Written problem – Reproduce exactly the lines from the line with "Reproduce this diagram with TikZ." through the line with "PUNTI DELL'ELEMENTO ATTUALE\\DELLA", both included, and no other lines.

◆ ◆ ◆ ◆

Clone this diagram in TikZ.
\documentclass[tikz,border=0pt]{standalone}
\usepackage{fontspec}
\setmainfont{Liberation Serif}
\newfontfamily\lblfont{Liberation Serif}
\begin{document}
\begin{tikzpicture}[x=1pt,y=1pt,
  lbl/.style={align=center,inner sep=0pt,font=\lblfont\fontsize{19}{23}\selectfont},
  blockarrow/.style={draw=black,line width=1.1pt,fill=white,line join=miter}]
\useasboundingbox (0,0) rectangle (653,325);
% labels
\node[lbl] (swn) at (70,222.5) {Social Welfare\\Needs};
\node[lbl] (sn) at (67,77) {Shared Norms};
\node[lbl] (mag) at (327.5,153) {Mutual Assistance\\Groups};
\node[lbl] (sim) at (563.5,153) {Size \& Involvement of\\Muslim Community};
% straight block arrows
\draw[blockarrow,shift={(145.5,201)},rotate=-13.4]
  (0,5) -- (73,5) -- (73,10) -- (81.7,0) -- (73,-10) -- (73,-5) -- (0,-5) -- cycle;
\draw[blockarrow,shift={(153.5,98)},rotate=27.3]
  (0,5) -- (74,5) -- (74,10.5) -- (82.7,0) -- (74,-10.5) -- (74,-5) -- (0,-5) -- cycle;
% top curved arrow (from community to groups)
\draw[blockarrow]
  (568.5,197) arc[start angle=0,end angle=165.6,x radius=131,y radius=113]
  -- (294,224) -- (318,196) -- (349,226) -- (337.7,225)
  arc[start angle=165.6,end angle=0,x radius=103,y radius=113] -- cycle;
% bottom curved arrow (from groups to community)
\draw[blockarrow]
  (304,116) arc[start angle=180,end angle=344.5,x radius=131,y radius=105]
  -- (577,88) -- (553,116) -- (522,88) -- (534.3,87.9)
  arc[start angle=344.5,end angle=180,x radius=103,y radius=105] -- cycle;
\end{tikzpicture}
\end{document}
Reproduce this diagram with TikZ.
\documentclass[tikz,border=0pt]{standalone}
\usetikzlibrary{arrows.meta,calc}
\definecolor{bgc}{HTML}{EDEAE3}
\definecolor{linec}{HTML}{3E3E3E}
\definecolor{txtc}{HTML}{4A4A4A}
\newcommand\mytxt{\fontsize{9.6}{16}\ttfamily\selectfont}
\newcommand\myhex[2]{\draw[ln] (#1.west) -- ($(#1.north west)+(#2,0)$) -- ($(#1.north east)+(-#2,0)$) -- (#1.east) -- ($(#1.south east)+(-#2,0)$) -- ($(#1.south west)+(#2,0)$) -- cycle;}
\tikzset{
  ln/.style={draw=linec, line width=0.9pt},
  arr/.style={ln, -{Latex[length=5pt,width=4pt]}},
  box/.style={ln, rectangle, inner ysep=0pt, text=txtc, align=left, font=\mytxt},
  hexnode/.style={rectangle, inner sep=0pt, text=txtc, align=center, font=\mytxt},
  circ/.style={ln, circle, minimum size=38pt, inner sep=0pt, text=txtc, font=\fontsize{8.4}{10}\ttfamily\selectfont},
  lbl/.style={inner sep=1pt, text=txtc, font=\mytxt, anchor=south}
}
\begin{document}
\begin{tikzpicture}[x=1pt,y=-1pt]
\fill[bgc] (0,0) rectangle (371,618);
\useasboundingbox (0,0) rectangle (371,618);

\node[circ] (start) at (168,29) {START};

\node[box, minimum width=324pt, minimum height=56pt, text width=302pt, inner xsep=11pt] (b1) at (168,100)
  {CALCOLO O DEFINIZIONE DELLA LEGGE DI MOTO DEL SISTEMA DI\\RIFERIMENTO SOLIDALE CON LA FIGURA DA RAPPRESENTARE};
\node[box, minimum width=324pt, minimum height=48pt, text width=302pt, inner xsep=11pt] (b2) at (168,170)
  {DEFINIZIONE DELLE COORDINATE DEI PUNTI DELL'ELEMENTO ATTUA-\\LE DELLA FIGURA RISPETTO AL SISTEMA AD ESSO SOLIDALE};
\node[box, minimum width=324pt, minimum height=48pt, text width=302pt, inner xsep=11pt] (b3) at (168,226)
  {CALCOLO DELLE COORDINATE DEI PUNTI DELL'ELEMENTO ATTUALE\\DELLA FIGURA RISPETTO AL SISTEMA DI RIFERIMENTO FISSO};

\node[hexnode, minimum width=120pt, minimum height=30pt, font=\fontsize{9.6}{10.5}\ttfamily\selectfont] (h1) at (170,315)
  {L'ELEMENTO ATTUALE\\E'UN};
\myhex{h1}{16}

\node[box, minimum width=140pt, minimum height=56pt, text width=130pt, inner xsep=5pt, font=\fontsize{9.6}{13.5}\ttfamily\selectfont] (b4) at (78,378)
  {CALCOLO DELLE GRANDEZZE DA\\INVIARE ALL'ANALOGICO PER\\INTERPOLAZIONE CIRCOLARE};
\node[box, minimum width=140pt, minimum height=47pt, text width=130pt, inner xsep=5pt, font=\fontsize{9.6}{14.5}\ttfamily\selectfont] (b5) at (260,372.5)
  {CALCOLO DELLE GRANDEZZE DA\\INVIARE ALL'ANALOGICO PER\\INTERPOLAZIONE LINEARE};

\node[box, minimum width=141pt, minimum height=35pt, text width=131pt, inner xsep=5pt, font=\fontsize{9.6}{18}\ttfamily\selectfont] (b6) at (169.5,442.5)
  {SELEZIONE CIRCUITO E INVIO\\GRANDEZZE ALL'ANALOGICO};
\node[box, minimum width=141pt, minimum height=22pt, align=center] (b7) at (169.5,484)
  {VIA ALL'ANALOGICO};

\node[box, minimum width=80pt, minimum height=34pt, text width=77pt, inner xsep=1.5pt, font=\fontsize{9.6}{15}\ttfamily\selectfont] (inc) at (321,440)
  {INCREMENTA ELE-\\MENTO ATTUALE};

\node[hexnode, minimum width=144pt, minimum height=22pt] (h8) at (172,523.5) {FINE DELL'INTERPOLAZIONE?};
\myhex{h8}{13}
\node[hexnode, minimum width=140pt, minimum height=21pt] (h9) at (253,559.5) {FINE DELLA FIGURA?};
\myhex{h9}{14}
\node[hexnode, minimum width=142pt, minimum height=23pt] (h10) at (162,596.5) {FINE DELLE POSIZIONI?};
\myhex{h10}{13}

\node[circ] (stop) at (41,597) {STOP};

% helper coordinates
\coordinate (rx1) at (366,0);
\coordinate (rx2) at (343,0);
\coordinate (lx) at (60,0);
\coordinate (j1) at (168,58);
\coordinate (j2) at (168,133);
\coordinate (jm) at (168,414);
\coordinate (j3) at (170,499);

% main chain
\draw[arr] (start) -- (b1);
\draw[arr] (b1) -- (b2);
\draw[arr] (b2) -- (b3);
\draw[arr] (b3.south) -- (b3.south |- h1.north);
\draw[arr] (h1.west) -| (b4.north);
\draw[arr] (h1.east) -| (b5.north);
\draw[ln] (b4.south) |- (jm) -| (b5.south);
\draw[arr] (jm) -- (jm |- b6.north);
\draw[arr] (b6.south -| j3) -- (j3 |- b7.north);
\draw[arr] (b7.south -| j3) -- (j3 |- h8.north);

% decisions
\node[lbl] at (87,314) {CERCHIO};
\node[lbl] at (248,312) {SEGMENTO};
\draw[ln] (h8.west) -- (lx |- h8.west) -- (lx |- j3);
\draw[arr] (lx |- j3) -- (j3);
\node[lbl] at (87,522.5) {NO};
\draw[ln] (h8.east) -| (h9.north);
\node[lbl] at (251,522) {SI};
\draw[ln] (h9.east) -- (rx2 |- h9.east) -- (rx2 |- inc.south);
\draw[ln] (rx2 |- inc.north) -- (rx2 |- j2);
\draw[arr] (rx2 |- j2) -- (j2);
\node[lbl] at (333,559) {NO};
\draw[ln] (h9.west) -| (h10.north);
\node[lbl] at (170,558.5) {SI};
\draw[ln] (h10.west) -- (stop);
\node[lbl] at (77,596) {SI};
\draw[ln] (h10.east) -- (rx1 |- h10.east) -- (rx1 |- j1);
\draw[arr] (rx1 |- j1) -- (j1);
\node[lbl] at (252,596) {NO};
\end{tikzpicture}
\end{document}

◆ ◆ ◆ ◆

Problem solution –
Reproduce this diagram with TikZ.
\documentclass[tikz,border=0pt]{standalone}
\usetikzlibrary{arrows.meta,calc}
\definecolor{bgc}{HTML}{EDEAE3}
\definecolor{linec}{HTML}{3E3E3E}
\definecolor{txtc}{HTML}{4A4A4A}
\newcommand\mytxt{\fontsize{9.6}{16}\ttfamily\selectfont}
\newcommand\myhex[2]{\draw[ln] (#1.west) -- ($(#1.north west)+(#2,0)$) -- ($(#1.north east)+(-#2,0)$) -- (#1.east) -- ($(#1.south east)+(-#2,0)$) -- ($(#1.south west)+(#2,0)$) -- cycle;}
\tikzset{
  ln/.style={draw=linec, line width=0.9pt},
  arr/.style={ln, -{Latex[length=5pt,width=4pt]}},
  box/.style={ln, rectangle, inner ysep=0pt, text=txtc, align=left, font=\mytxt},
  hexnode/.style={rectangle, inner sep=0pt, text=txtc, align=center, font=\mytxt},
  circ/.style={ln, circle, minimum size=38pt, inner sep=0pt, text=txtc, font=\fontsize{8.4}{10}\ttfamily\selectfont},
  lbl/.style={inner sep=1pt, text=txtc, font=\mytxt, anchor=south}
}
\begin{document}
\begin{tikzpicture}[x=1pt,y=-1pt]
\fill[bgc] (0,0) rectangle (371,618);
\useasboundingbox (0,0) rectangle (371,618);

\node[circ] (start) at (168,29) {START};

\node[box, minimum width=324pt, minimum height=56pt, text width=302pt, inner xsep=11pt] (b1) at (168,100)
  {CALCOLO O DEFINIZIONE DELLA LEGGE DI MOTO DEL SISTEMA DI\\RIFERIMENTO SOLIDALE CON LA FIGURA DA RAPPRESENTARE};
\node[box, minimum width=324pt, minimum height=48pt, text width=302pt, inner xsep=11pt] (b2) at (168,170)
  {DEFINIZIONE DELLE COORDINATE DEI PUNTI DELL'ELEMENTO ATTUA-\\LE DELLA FIGURA RISPETTO AL SISTEMA AD ESSO SOLIDALE};
\node[box, minimum width=324pt, minimum height=48pt, text width=302pt, inner xsep=11pt] (b3) at (168,226)
  {CALCOLO DELLE COORDINATE DEI PUNTI DELL'ELEMENTO ATTUALE\\DELLA FIGURA RISPETTO AL SISTEMA DI RIFERIMENTO FISSO};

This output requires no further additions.